• **EXERCISE REQUIREMENTS**
Collect every line below that contains the word "this".

A run of records:
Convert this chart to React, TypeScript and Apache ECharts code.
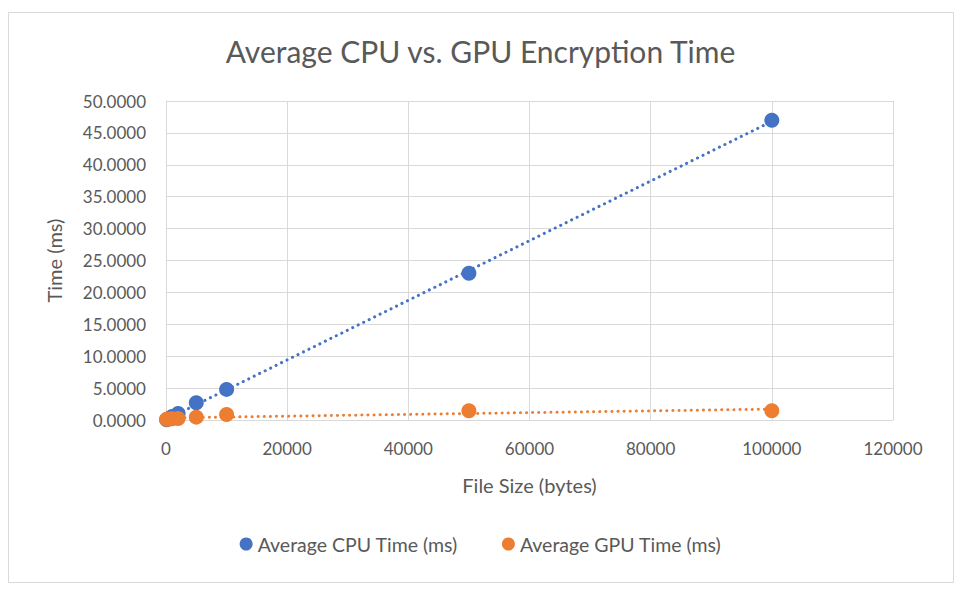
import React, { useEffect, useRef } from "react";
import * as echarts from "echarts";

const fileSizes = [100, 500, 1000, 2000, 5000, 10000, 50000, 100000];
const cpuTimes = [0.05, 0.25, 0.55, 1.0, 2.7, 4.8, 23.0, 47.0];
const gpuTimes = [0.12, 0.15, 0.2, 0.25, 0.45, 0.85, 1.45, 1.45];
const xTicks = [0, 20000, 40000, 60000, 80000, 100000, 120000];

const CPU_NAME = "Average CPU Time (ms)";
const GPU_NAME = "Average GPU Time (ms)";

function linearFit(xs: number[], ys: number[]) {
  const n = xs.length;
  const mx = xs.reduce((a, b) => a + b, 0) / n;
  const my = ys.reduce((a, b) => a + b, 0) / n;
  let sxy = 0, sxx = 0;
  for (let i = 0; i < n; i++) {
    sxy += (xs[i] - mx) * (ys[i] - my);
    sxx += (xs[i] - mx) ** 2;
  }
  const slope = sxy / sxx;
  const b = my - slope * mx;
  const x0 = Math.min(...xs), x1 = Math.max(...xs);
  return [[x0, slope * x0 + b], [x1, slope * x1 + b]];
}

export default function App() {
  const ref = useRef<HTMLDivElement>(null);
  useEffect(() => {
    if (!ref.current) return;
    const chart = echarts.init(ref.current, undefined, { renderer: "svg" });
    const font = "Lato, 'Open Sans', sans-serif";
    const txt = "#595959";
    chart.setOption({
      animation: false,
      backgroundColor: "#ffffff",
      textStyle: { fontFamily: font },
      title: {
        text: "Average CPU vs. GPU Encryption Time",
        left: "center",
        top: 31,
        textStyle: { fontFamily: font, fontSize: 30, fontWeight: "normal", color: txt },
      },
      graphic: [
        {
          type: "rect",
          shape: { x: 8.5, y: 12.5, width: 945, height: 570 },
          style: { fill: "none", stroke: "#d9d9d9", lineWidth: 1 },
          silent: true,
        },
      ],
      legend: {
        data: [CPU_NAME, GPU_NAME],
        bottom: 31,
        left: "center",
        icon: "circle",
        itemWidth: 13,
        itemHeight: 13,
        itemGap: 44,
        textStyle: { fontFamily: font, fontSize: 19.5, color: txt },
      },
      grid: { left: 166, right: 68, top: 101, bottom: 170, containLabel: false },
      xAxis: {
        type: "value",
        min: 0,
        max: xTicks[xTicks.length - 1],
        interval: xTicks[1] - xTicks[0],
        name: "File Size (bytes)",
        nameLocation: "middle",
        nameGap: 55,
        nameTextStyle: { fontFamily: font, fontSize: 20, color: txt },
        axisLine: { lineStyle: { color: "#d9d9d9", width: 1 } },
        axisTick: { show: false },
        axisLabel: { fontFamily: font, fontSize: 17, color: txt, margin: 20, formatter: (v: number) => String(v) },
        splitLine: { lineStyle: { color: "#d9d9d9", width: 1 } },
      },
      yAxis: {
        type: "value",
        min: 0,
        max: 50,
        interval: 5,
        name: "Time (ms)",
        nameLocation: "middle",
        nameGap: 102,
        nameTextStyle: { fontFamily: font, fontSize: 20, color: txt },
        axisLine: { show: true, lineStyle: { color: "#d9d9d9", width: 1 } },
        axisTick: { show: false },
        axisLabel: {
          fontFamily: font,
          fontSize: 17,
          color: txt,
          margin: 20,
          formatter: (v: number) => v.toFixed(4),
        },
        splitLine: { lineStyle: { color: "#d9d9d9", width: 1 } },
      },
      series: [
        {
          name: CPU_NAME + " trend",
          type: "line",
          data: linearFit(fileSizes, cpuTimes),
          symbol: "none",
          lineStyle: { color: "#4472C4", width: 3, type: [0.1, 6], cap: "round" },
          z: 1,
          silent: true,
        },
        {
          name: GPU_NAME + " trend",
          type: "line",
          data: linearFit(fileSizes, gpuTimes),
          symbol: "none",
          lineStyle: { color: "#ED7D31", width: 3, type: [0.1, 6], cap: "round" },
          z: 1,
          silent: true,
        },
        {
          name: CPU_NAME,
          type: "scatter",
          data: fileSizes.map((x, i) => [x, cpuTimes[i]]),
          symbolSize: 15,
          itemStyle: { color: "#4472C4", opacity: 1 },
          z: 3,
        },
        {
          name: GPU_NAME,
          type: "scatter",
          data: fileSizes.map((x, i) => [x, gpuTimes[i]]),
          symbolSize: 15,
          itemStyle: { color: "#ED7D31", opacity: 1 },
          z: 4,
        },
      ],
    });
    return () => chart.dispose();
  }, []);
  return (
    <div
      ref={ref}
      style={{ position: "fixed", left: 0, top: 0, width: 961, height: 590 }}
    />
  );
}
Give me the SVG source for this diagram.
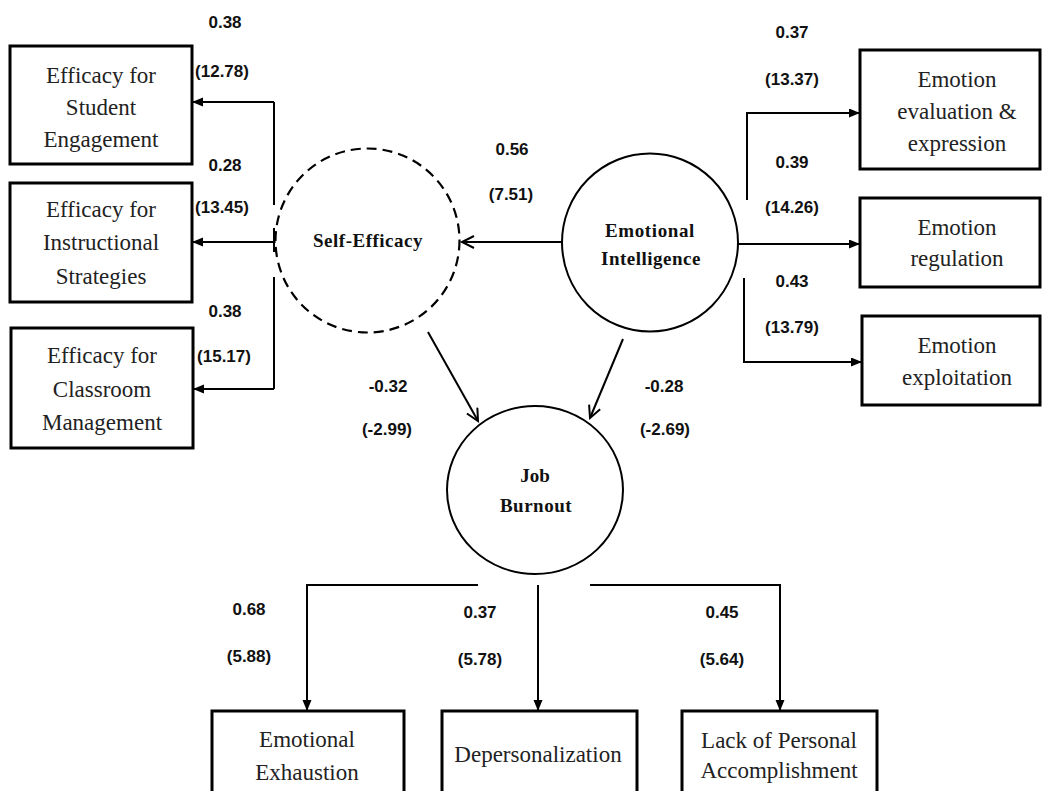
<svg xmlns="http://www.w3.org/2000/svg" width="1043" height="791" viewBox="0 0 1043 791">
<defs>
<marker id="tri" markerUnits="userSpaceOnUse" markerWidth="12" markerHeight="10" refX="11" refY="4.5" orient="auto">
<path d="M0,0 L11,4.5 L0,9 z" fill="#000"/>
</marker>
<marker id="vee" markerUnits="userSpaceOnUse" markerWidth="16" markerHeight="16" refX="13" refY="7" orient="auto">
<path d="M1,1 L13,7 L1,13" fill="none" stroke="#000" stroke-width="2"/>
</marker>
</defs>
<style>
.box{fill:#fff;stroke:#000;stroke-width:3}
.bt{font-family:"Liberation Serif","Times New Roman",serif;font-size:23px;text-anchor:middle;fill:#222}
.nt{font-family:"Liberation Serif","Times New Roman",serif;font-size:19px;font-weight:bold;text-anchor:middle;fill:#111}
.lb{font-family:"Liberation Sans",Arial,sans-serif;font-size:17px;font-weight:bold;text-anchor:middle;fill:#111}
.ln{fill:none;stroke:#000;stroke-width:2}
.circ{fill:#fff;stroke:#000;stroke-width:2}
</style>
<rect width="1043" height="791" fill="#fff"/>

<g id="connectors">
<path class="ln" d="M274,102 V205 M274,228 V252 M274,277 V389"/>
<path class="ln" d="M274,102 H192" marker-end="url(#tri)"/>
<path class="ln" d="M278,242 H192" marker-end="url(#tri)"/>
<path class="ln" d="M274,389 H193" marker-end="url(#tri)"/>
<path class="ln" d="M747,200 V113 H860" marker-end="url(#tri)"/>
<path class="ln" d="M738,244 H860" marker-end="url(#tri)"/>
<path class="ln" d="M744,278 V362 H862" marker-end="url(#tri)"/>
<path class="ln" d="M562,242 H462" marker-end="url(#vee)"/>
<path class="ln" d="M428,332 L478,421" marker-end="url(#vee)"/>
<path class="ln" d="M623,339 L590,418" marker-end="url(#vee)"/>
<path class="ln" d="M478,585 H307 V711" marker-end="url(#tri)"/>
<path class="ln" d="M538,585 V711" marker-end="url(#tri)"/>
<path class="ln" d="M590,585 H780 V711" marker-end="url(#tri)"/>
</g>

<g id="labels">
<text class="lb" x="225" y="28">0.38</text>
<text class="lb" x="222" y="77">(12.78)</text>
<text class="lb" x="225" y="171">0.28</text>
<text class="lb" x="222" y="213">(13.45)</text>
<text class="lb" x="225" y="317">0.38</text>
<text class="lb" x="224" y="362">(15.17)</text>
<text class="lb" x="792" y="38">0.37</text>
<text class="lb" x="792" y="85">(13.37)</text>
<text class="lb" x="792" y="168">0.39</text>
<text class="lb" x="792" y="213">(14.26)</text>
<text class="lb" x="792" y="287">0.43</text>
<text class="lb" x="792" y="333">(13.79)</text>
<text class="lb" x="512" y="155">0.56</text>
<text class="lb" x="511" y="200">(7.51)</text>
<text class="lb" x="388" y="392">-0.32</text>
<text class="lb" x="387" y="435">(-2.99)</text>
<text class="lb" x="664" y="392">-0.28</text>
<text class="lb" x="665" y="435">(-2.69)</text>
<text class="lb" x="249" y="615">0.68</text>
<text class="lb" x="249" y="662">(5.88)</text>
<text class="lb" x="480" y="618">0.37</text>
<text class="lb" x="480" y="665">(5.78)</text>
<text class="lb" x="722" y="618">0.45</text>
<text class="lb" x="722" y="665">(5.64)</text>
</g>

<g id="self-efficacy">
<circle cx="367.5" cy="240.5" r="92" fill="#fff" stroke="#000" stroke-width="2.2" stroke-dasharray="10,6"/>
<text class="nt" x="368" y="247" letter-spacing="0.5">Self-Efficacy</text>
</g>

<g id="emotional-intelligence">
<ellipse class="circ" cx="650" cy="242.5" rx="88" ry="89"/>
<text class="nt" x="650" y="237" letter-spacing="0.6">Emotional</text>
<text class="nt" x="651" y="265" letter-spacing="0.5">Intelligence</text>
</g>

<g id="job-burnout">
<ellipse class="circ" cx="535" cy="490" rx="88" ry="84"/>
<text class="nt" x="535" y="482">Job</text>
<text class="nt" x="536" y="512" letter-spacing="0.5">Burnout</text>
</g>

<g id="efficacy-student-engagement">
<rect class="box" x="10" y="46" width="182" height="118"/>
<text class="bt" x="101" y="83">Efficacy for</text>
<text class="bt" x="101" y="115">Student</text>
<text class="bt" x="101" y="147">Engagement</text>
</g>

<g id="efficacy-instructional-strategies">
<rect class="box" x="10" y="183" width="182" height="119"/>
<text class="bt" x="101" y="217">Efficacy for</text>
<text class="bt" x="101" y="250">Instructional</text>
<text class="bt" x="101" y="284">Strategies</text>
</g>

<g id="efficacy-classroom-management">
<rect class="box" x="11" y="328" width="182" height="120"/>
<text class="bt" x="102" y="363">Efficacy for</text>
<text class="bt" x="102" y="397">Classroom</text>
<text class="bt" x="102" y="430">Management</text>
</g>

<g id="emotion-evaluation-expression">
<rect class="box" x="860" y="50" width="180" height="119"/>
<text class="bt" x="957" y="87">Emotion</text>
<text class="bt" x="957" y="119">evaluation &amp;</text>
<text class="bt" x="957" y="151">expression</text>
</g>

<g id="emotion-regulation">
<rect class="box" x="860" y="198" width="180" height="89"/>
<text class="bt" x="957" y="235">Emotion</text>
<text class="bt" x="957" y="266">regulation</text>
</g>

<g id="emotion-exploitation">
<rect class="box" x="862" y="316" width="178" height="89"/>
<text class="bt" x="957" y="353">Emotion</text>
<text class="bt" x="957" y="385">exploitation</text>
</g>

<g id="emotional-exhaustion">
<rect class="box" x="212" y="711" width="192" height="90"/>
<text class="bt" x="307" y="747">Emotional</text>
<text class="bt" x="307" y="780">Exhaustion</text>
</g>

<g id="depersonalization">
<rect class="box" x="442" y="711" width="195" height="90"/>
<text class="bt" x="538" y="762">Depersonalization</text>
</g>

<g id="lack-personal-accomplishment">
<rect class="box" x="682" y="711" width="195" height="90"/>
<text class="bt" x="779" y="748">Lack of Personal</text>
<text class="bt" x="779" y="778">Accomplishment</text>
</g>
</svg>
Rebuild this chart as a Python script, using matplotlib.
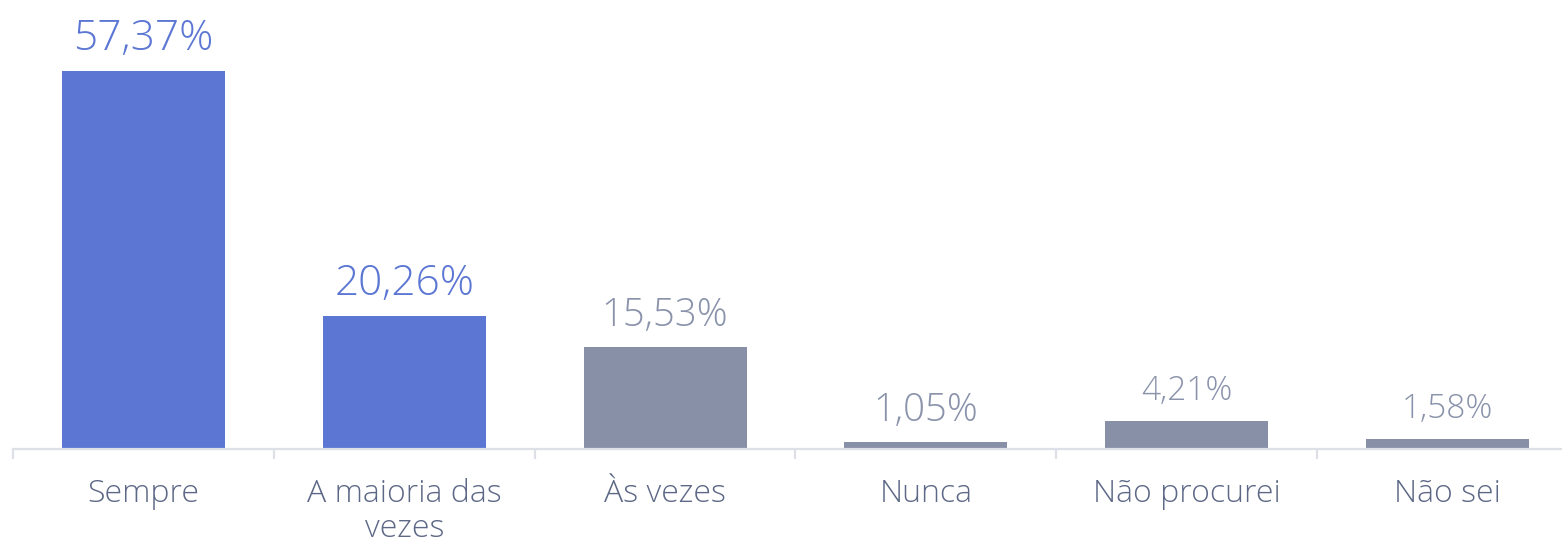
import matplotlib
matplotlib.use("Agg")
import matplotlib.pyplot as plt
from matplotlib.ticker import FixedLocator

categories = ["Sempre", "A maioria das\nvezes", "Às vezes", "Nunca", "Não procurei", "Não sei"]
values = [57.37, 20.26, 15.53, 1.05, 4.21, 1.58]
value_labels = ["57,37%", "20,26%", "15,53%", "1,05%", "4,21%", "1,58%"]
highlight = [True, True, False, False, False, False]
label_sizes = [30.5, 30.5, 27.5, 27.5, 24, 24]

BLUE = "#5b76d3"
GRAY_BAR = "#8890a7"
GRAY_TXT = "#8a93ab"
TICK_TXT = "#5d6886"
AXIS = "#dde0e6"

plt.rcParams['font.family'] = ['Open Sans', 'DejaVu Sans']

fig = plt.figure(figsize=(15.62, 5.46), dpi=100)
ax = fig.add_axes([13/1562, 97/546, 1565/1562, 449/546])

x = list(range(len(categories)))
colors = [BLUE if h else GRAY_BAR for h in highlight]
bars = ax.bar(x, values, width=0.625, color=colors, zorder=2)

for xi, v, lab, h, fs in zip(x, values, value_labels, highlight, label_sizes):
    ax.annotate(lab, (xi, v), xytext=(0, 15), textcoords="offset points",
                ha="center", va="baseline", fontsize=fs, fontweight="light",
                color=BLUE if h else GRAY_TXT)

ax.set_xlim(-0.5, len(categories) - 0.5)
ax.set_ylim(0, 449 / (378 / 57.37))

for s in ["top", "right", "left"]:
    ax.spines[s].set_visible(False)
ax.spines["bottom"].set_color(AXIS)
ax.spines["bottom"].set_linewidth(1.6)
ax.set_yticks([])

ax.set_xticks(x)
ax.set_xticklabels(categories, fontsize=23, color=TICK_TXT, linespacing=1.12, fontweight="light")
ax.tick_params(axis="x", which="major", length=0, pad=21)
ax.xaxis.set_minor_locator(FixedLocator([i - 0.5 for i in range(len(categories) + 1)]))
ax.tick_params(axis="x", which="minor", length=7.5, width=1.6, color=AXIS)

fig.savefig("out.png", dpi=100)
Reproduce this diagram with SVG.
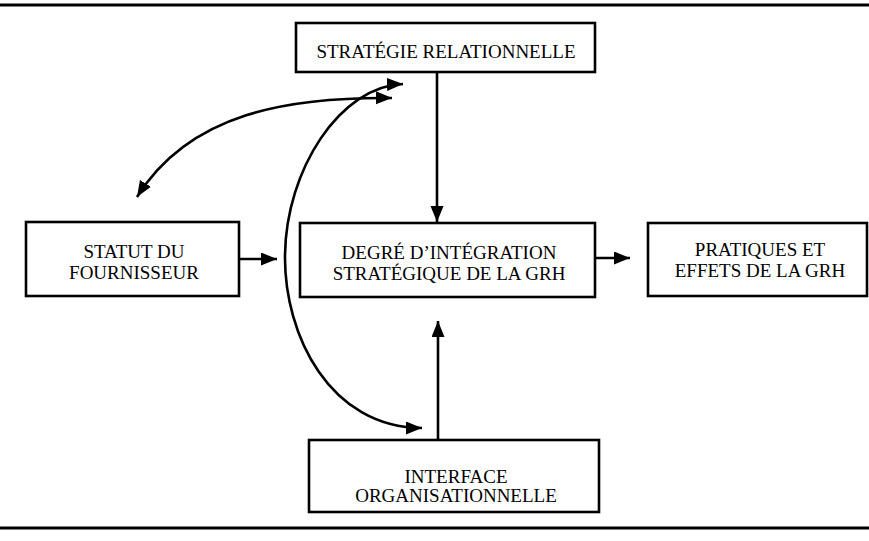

• **THE RESPONSE**
Convert this chart to React, TypeScript and Apache ECharts code.
Give me the SVG source for this diagram.
Rebuild this chart as a Python script, using matplotlib.
Reproduce this diagram with SVG.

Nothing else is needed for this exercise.